Smartphones have also become a leading source of
digital music played through vehicle head units, mostly
via USB interfaces, stereo Bluetooth, and iPod or auxiliary
interfaces, iSuppli said.

Smartphones’ impact on PNDs has also been
strong, iSuppli said. The company cited the introduction
one year ago of free navigation functions on the
Android operating system, which in turn forced down
the price of PNDs and caused PNDs to peak in importance.
Worldwide PND sales are declining or projected
to decline in most regions of the world in the years
to come, iSuppli said. As a result, “PND manufacturers
are moving into the in-vehicle navigation segment
with low-cost PND-based systems, which in turn is
putting price pressure on the suppliers of traditional
in-vehicle navigation systems,” iSuppli said.

In the future, auto infotainment systems might adopt
smartphone operating systems, primarily the Android
OS but also the Genivi consortium’s MeeGo platform
for Nokia high-end smartphones, iSuppli said. A growing
number of smartphone apps, the company also
noted, are already focused on vehicle applications
such as remote control of door locks, windows, air
conditioning and remote starting.

Another coming smartphone influence on infotainment
systems is Terminal Mode, a head-unit-to-smartphone
interface “that will render the smartphone display
on the head-unit display,” iSuppli explained.

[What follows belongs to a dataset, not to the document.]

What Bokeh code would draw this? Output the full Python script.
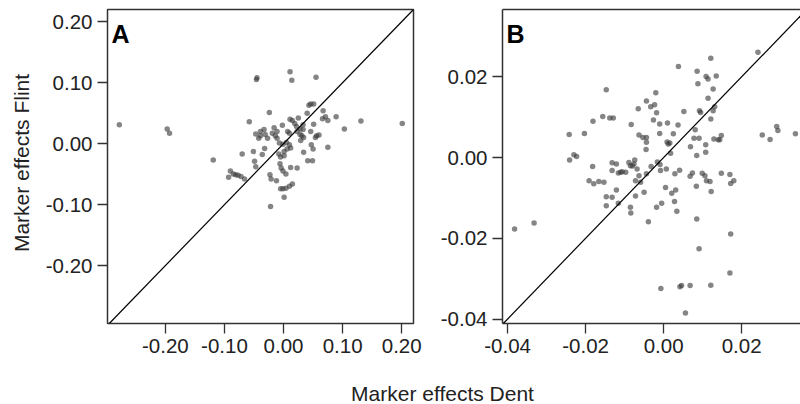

A “long-term possibility” also exists for smartphones
to become the “computing and communication platform
portion” of head units, which would provide the
Human-Machine Interface (HMI) for in-vehicle entertainment
as well as interfaces to other vehicle systems.
In this scenario, motorists would be able to use
their preferred smartphone as their content source,
lowering the price of an infotainment system price
while making it possible to upgrade functionality when
a better smartphone comes along. This scenario, however,
might be adopted only for entry-level vehicles to
keep new-car prices low, iSuppli noted.